**Written task:** Take the lines from the head of the listing through the one bearing "milestone_x = [488, 731]" and copy them exactly, leaving every picture out.

#### Dataset extract

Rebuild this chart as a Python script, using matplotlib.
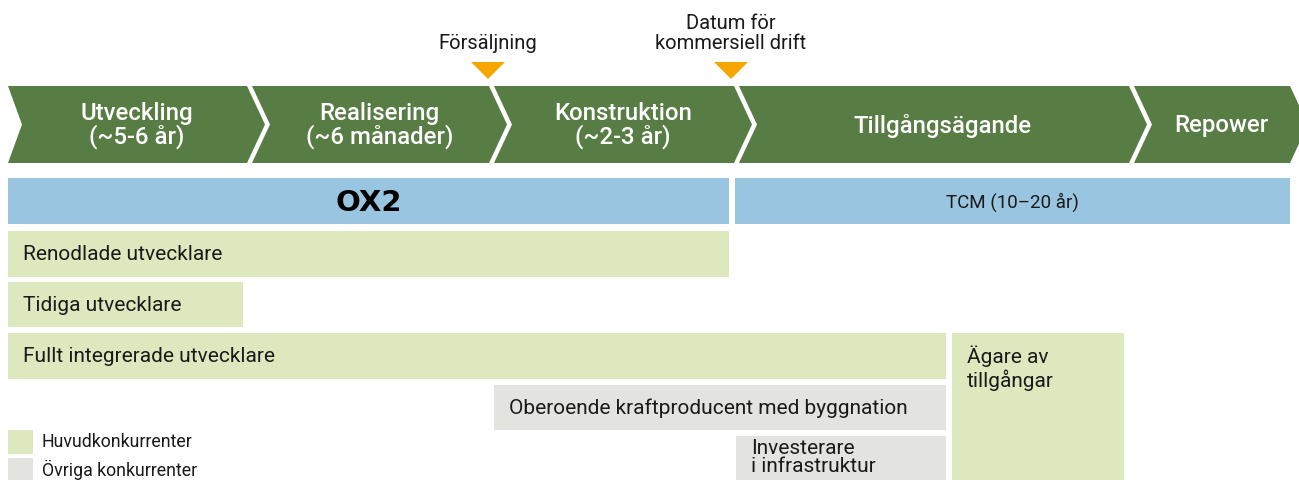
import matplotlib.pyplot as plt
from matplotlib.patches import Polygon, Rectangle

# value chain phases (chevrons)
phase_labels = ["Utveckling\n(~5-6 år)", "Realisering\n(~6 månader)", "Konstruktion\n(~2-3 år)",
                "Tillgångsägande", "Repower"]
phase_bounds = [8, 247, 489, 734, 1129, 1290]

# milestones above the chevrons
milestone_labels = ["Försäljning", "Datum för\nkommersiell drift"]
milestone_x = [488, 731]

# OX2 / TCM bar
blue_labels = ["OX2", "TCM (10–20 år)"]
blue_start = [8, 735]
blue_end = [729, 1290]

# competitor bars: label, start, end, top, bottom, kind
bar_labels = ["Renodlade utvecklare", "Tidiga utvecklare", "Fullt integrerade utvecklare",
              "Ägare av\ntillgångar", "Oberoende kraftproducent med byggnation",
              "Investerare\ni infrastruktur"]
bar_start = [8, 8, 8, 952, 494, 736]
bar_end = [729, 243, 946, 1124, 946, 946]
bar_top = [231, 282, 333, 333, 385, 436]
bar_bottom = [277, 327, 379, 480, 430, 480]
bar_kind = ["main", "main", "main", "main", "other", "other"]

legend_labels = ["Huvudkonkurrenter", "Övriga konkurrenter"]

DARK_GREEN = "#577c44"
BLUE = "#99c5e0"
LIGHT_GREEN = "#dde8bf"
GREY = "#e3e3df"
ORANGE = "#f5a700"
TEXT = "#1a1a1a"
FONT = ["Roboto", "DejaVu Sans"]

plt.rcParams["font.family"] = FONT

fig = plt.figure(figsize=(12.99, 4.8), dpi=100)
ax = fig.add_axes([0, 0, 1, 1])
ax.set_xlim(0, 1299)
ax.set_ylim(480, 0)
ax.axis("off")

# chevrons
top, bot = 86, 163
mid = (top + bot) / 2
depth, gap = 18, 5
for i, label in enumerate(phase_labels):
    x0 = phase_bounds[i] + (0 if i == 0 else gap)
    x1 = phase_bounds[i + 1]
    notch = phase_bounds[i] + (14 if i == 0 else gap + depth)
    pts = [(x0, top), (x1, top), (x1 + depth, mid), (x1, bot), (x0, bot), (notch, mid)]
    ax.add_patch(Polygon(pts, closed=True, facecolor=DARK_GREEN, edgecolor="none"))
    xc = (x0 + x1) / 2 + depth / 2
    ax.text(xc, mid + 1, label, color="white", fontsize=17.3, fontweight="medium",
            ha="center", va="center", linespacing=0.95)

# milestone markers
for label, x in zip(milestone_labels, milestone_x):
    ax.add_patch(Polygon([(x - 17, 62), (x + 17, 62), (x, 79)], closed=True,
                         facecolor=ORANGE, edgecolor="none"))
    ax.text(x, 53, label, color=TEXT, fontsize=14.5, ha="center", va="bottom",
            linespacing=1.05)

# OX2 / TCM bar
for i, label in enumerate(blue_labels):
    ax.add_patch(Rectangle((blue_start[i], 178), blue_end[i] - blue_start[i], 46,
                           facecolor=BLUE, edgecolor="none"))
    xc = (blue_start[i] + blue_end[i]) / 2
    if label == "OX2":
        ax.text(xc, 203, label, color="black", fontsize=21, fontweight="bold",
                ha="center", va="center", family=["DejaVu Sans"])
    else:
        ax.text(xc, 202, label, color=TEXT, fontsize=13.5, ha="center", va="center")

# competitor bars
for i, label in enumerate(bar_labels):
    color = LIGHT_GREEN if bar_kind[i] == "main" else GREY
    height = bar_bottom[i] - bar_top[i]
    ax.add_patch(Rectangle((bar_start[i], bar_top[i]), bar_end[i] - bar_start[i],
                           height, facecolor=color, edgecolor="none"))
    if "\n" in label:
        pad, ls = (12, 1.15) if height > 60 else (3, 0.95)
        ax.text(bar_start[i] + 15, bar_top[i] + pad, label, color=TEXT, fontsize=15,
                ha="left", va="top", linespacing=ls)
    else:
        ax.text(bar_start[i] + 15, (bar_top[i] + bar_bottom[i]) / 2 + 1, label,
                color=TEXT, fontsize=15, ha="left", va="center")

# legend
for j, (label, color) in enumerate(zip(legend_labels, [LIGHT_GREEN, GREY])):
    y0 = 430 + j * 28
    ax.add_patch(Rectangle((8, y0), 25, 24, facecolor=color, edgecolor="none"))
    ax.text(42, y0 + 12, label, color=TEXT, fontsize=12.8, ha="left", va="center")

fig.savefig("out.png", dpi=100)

########

**Answer to the problem:**
Rebuild this chart as a Python script, using matplotlib.
import matplotlib.pyplot as plt
from matplotlib.patches import Polygon, Rectangle

# value chain phases (chevrons)
phase_labels = ["Utveckling\n(~5-6 år)", "Realisering\n(~6 månader)", "Konstruktion\n(~2-3 år)",
                "Tillgångsägande", "Repower"]
phase_bounds = [8, 247, 489, 734, 1129, 1290]

# milestones above the chevrons
milestone_labels = ["Försäljning", "Datum för\nkommersiell drift"]
milestone_x = [488, 731]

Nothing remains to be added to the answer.